### Material supplied

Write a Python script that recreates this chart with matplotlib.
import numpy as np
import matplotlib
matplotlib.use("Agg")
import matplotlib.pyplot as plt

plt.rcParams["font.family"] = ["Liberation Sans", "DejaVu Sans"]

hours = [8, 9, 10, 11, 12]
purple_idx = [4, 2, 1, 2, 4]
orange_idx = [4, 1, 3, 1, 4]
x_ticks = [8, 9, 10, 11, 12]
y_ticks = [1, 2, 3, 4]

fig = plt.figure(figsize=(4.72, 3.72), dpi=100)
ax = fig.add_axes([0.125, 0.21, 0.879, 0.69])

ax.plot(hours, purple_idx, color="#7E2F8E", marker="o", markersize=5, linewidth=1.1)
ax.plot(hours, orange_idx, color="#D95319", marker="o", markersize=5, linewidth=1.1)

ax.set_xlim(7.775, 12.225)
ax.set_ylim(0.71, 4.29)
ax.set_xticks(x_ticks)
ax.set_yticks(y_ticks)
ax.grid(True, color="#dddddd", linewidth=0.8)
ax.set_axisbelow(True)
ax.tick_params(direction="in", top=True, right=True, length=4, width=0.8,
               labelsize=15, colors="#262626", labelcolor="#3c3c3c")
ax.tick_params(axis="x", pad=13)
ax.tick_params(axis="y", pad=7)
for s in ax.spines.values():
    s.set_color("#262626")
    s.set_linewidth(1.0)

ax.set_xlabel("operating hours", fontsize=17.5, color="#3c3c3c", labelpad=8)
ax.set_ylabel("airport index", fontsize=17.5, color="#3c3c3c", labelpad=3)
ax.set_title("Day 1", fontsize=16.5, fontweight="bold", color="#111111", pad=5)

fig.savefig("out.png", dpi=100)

==

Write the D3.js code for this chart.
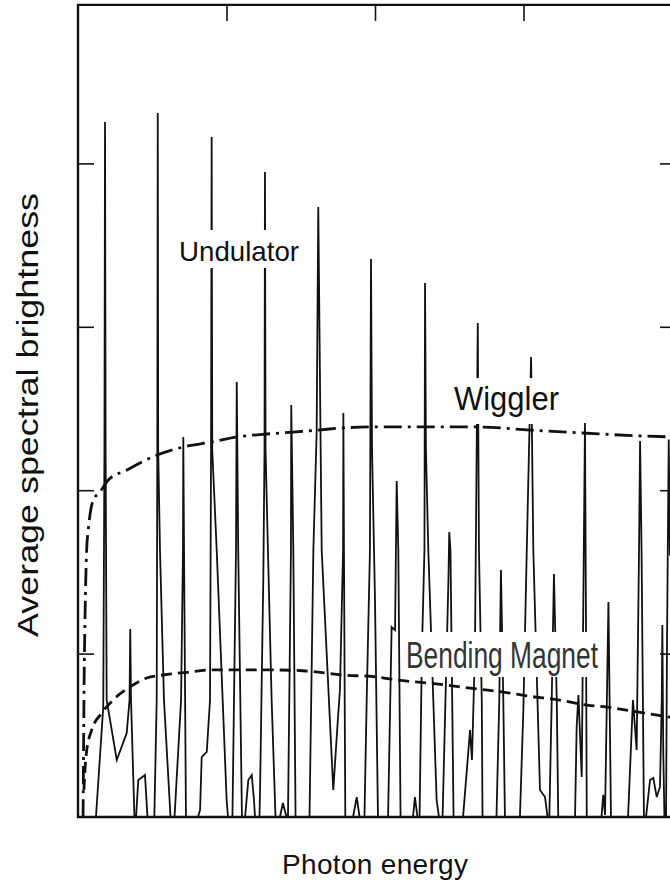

### Task directions
In the records above, how many lines contain the word "this"? Give the number alone.

### Response
2